Written instruction:
List all lines of the data containing the word "chart".

Supplied entries:
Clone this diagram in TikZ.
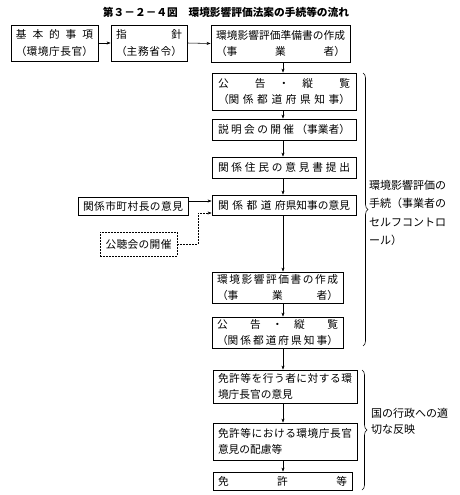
\documentclass[tikz,border=0pt]{standalone}
\usepackage{fontspec}
\setmainfont{Noto Sans CJK JP}
\usetikzlibrary{arrows.meta,decorations.pathreplacing}
\newcommand\spr[2]{\makebox[#1][s]{#2}}
\newcommand\bx[2]{\parbox{#1}{\fontsize{10.7}{16.5}\selectfont #2}}
\begin{document}
\begin{tikzpicture}[x=1pt,y=-1pt,
  box/.style={draw, line width=0.8pt, inner sep=0pt},
  dbox/.style={draw, line width=0.7pt, inner sep=0pt, dash pattern=on 1.6pt off 1.4pt},
  arr/.style={-{Stealth[length=4pt,width=3pt]}, line width=0.55pt},
  darr/.style={-{Stealth[length=4pt,width=3pt]}, line width=0.55pt, dash pattern=on 1.6pt off 1.4pt},
  brc/.style={decorate, decoration={brace, amplitude=5pt}, line width=0.6pt},
  side/.style={anchor=north west, inner sep=0pt, align=left}]
\useasboundingbox (0,0) rectangle (460,495);
% title
\node[font=\fontsize{10.7}{12}\selectfont\bfseries] (title) at (226,12) {第３－２－４図　環境影響評価法案の手続等の流れ};
% top row
\node[box, minimum width=87pt, minimum height=36pt] (b1) at (54.5,43)
  {\bx{77pt}{\spr{77pt}{基\hfill 本\hfill 的\hfill 事\hfill 項}\\\spr{77pt}{（環\hfill 境\hfill 庁\hfill 長\hfill 官）}}};
\node[box, minimum width=76pt, minimum height=36pt] (b2) at (149,43)
  {\bx{66pt}{\spr{66pt}{指\hfill 針}\\\spr{66pt}{（主\hfill 務\hfill 省\hfill 令）}}};
\node[box, minimum width=139pt, minimum height=37pt] (b3) at (280.5,43.5)
  {\bx{129pt}{\spr{129pt}{環\hfill 境\hfill 影\hfill 響\hfill 評\hfill 価\hfill 準\hfill 備\hfill 書\hfill の\hfill 作\hfill 成}\\\spr{129pt}{（事\hfill 業\hfill 者）}}};
% main column
\node[box, minimum width=144pt, minimum height=37pt] (b4) at (284,91.5)
  {\bx{132pt}{\spr{132pt}{公\hfill\hfill 告\hfill ・\hfill 縦\hfill\hfill 覧}\\\spr{132pt}{（関\hfill 係\hfill 都\hfill 道\hfill 府\hfill 県\hfill 知\hfill 事）}}};
\node[box, minimum width=144pt, minimum height=21pt] (b5) at (284,129.5)
  {\bx{132pt}{\spr{132pt}{説\hfill 明\hfill 会\hfill の\hfill 開\hfill 催\hfill （事業者）}}};
\node[box, minimum width=144pt, minimum height=21pt] (b6) at (284,167.5)
  {\bx{132pt}{\spr{132pt}{関\hfill 係\hfill 住\hfill 民\hfill の\hfill 意\hfill 見\hfill 書\hfill 提\hfill 出}}};
\node[box, minimum width=144pt, minimum height=20pt] (b7) at (284,205)
  {\bx{132pt}{\spr{132pt}{関\hfill 係\hfill 都\hfill 道\hfill 府県知事の意見}}};
\node[box, minimum width=131pt, minimum height=31pt] (b8) at (277.5,287.5)
  {\bx{121pt}{\spr{121pt}{環\hfill 境\hfill 影\hfill 響\hfill 評\hfill 価\hfill 書\hfill の\hfill 作\hfill 成}\\\spr{121pt}{（事\hfill 業\hfill 者）}}};
\node[box, minimum width=131pt, minimum height=31pt] (b9) at (277.5,332.5)
  {\bx{121pt}{\spr{121pt}{公\hfill\hfill 告\hfill ・\hfill 縦\hfill\hfill 覧}\\\spr{121pt}{（関\hfill 係\hfill 都\hfill 道\hfill 府\hfill 県\hfill 知\hfill 事）}}};
\node[box, minimum width=144pt, minimum height=33pt] (b10) at (285,386.5)
  {\bx{134pt}{\spr{134pt}{免\hfil 許\hfil 等\hfil を\hfil 行\hfil う\hfil 者\hfil に\hfil 対\hfil す\hfil る\hfil 環}\\境庁長官の意見}};
\node[box, minimum width=144pt, minimum height=37pt] (b11) at (285,441.5)
  {\bx{134pt}{\spr{134pt}{免\hfil 許\hfil 等\hfil に\hfil お\hfil け\hfil る\hfil 環\hfil 境\hfil 庁\hfil 長\hfil 官}\\意見の配慮等}};
\node[box, minimum width=139pt, minimum height=18pt] (b12) at (282.5,481)
  {\bx{129pt}{\spr{129pt}{免\hfill 許\hfill 等}}};
% left boxes
\node[box, minimum width=110pt, minimum height=18pt] (l1) at (133,206)
  {\bx{100pt}{\spr{100pt}{関\hfil 係\hfil 市\hfil 町\hfil 村\hfil 長\hfil の\hfil 意\hfil 見}}};
\node[dbox, minimum width=77pt, minimum height=24pt] (l2) at (138.5,244)
  {\bx{66pt}{\spr{66pt}{公\hfil 聴\hfil 会\hfil の\hfil 開\hfil 催}}};
% connectors
\coordinate (ax) at (283,0);
\coordinate (j) at (198,213);
\draw[arr] (b1.east) -- (b2.west);
\draw[arr] (b2.east) -- (b3.west);
\draw[arr] (b3.south -| ax) -- (b4.north -| ax);
\draw[arr] (b4.south -| ax) -- (b5.north -| ax);
\draw[arr] (b5.south -| ax) -- (b6.north -| ax);
\draw[arr] (b6.south -| ax) -- (b7.north -| ax);
\draw[arr] (b7.south -| ax) -- (b8.north -| ax);
\draw[arr] (b8.south -| ax) -- (b9.north -| ax);
\draw[arr] (b9.south -| ax) -- (b10.north -| ax);
\draw[arr] (b10.south -| ax) -- (b11.north -| ax);
\draw[arr] (b11.south -| ax) -- (b12.north -| ax);
\draw[arr] ([yshift=5pt]l1.east) -- ([yshift=5pt]l1.east -| b7.west);
\draw[darr] (l2.east) -| (j) -- (j -| b7.west);
% braces
\draw[brc] (363,73) -- (363,346);
\draw[brc] (362,370) -- (362,490);
\node[side, font=\fontsize{11}{18.5}\selectfont] (s1) at (369,180) {環境影響評価の\\手続（事業者の\\セルフコントロ\\ール）};
\node[side, font=\fontsize{11}{16}\selectfont] (s2) at (371,408) {国の行政への適\\切な反映};
\end{tikzpicture}
\end{document}
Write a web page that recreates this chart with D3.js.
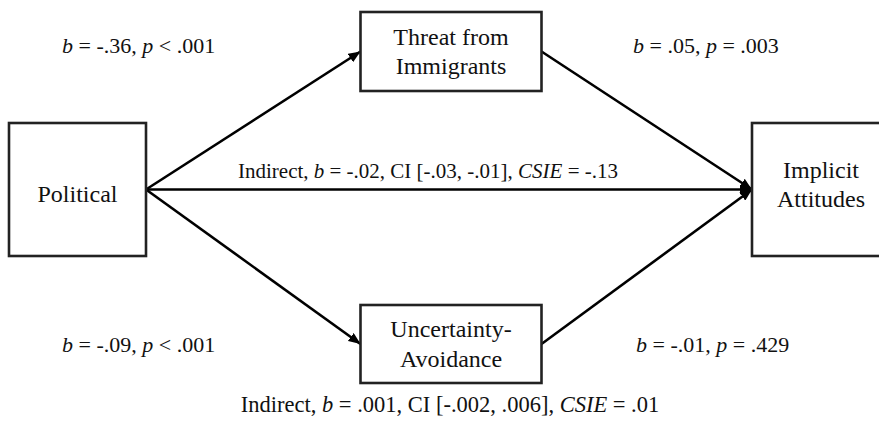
<!DOCTYPE html>
<html>
<head>
<meta charset="utf-8">
<script src="https://cdn.jsdelivr.net/npm/d3@7"></script>
<style>
  html, body { margin: 0; padding: 0; background: #fff; }
  svg { display: block; }
</style>
</head>
<body>
<svg id="chart" width="879" height="438"></svg>
<script>
// ---- data ----
const nodeIds    = ["political", "threat", "uncertainty", "implicit"];
const nodeLabels = [["Political"], ["Threat from", "Immigrants"], ["Uncertainty-", "Avoidance"], ["Implicit", "Attitudes"]];
const nodeCols   = [0, 1, 1, 2];          // column in the path model
const nodeRows   = [1, 0, 2, 1];          // row in the path model
const pathFrom   = ["political", "political", "political", "threat", "uncertainty"];
const pathTo     = ["threat", "uncertainty", "implicit", "implicit", "implicit"];
// coefficient labels: [segments], segment = [text, italic]
const coefA1 = [["b", 1], [" = -.36, ", 0], ["p", 1], [" < .001", 0]];
const coefB1 = [["b", 1], [" = .05, ", 0], ["p", 1], [" = .003", 0]];
const coefA2 = [["b", 1], [" = -.09, ", 0], ["p", 1], [" < .001", 0]];
const coefB2 = [["b", 1], [" = -.01, ", 0], ["p", 1], [" = .429", 0]];
const indirect1 = [["Indirect, ", 0], ["b", 1], [" = -.02, CI [-.03, -.01], ", 0], ["CSIE", 1], [" = -.13", 0]];
const indirect2 = [["Indirect, ", 0], ["b", 1], [" = .001, CI [-.002, .006], ", 0], ["CSIE", 1], [" = .01", 0]];

const FONT = "\"Liberation Serif\"";

// ---- layout via scales ----
const svg = d3.select("#chart");
const colCenter = d3.scaleOrdinal().domain([0, 1, 2]).range([77.5, 451, 821]);
const rowCenter = d3.scaleOrdinal().domain([0, 1, 2]).range([51.5, 189.5, 344]);
const colWidth  = d3.scaleOrdinal().domain([0, 1, 2]).range([137, 181, 138]);
const rowHeight = d3.scaleOrdinal().domain([0, 1, 2]).range([79, 133, 78]);
const textShift = d3.scaleOrdinal().domain(nodeIds).range([12, 8, 8, 3]);

const nodes = nodeIds.map((id, i) => {
  const cx = colCenter(nodeCols[i]), cy = rowCenter(nodeRows[i]);
  const w = colWidth(nodeCols[i]), h = rowHeight(nodeRows[i]);
  return { id, lines: nodeLabels[i], cx, cy, w, h, x0: cx - w / 2, x1: cx + w / 2 };
});
const byId = Object.fromEntries(nodes.map(n => [n.id, n]));

// arrow marker
svg.append("defs").append("marker")
  .attr("id", "arrow")
  .attr("viewBox", "0 0 12 10")
  .attr("refX", 12).attr("refY", 5)
  .attr("markerWidth", 12).attr("markerHeight", 10)
  .attr("markerUnits", "userSpaceOnUse")
  .attr("orient", "auto")
  .append("path").attr("d", "M0,0 L12,5 L0,10 Z").attr("fill", "#000");

// paths
const links = pathFrom.map((f, i) => {
  const a = byId[f], b = byId[pathTo[i]];
  return { x1: a.x1, y1: a.cy, x2: b.x0, y2: b.cy };
});
svg.append("g").selectAll("line").data(links).join("line")
  .attr("x1", d => d.x1).attr("y1", d => d.y1)
  .attr("x2", d => d.x2).attr("y2", d => d.y2)
  .attr("stroke", "#000").attr("stroke-width", 2.6)
  .attr("marker-end", "url(#arrow)");

// boxes
const g = svg.append("g").selectAll("g").data(nodes).join("g");
g.append("rect")
  .attr("x", d => d.x0).attr("y", d => d.cy - d.h / 2)
  .attr("width", d => d.w).attr("height", d => d.h)
  .attr("fill", "#fff").attr("stroke", "#222").attr("stroke-width", 2.6);
g.each(function(d) {
  const n = d.lines.length, lh = 29.5;
  d3.select(this).selectAll("text").data(d.lines).join("text")
    .attr("x", d.cx)
    .attr("y", (t, j) => d.cy + (j - (n - 1) / 2) * lh + textShift(d.id))
    .attr("text-anchor", "middle")
    .style("font-family", FONT)
    .style("font-size", "24px")
    .style("fill", "#111")
    .text(t => t);
});

// coefficient labels
function rich(segs, x, y, anchor, size) {
  const t = svg.append("text").attr("x", x).attr("y", y)
    .attr("text-anchor", anchor)
    .style("font-size", size + "px")
    .style("font-family", FONT).style("fill", "#111");
  segs.forEach(([s, it]) => t.append("tspan").style("font-style", it ? "italic" : "normal").text(s));
  return t;
}
rich(coefA1, 62, 53, "start", 22);
rich(coefB1, 633, 53, "start", 22);
rich(coefA2, 62, 352, "start", 22);
rich(coefB2, 636, 352, "start", 22);
rich(indirect1, 428, 178, "middle", 21);
rich(indirect2, 450, 412, "middle", 22.5);
</script>
</body>
</html>
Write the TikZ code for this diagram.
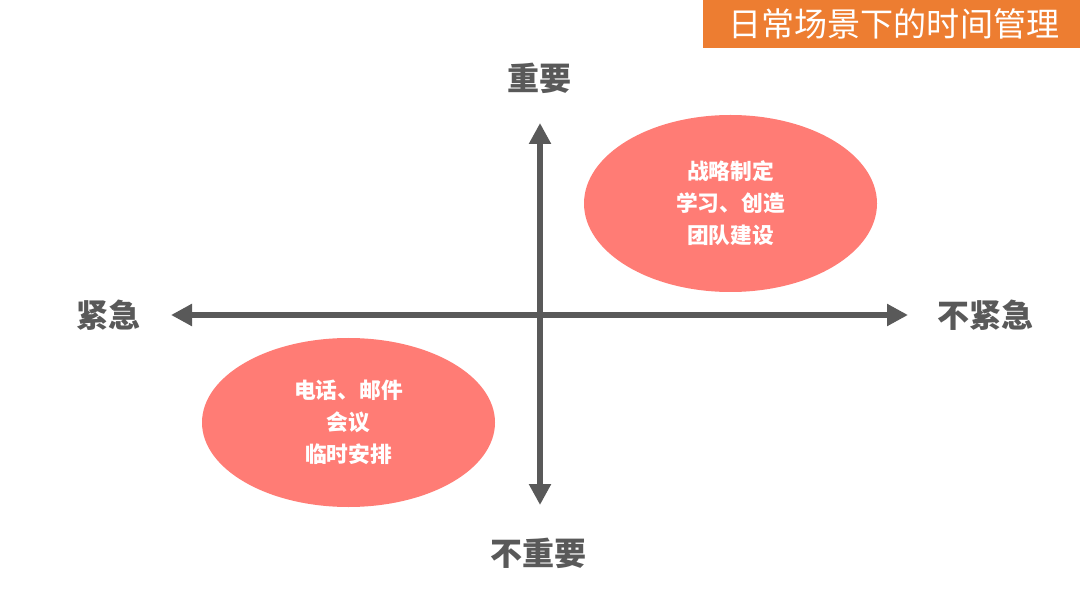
\documentclass[tikz,border=0pt]{standalone}
\usepackage{fontspec}
\newfontfamily\cjk{Noto Sans CJK SC}
\usetikzlibrary{arrows.meta,shapes.geometric}
\definecolor{axisgray}{RGB}{89,89,89}
\definecolor{salmon}{RGB}{255,124,117}
\definecolor{titleorange}{RGB}{237,125,49}
\begin{document}
\begin{tikzpicture}[x=0.75pt, y=-0.75pt,
    axis/.style={draw=axisgray, line width=4pt,
        {Triangle[length=15.75pt,width=15.75pt]}-{Triangle[length=15.75pt,width=15.75pt]}},
    pole/.style={text=axisgray, font=\cjk\bfseries\fontsize{24}{28}\selectfont},
    blob/.style={ellipse, fill=salmon, inner sep=0pt, minimum width=219.75pt,
        text=white, align=center, font=\cjk\bfseries\fontsize{16.3}{24}\selectfont}]
    \useasboundingbox (0,0) rectangle (1080,605);
    % title bar
    \node[fill=titleorange, minimum width=282.75pt, minimum height=36pt, inner sep=0pt,
        anchor=north east, text=white, font=\cjk\fontsize{24.8}{28}\selectfont] (title) at (1080,0) {\hspace{4pt}日常场景下的时间管理};
    % axes
    \coordinate (T) at (540,123);
    \coordinate (B) at (540,505);
    \coordinate (L) at (171,315);
    \coordinate (R) at (908,315);
    \draw[axis] (B) -- (T);
    \draw[axis] (L) -- (R);
    \node[pole] (imp) at (539,78) {重要};
    \node[pole] (notimp) at (538.5,553) {不重要};
    \node[pole] (urg) at (108.5,315) {紧急};
    \node[pole] (noturg) at (985.5,315) {不紧急};
    % quadrants
    \node[blob, minimum height=132.75pt] (plan) at (730.5,203.5) {战略制定\\学习、创造\\团队建设};
    \node[blob, minimum height=126.75pt] (daily) at (348.5,422.5) {电话、邮件\\会议\\临时安排};
\end{tikzpicture}
\end{document}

Response to this exercise:
Write a web page that recreates this chart with D3.js.
<svg id="chart" width="879" height="438"></svg>
const svg = d3.select("#chart");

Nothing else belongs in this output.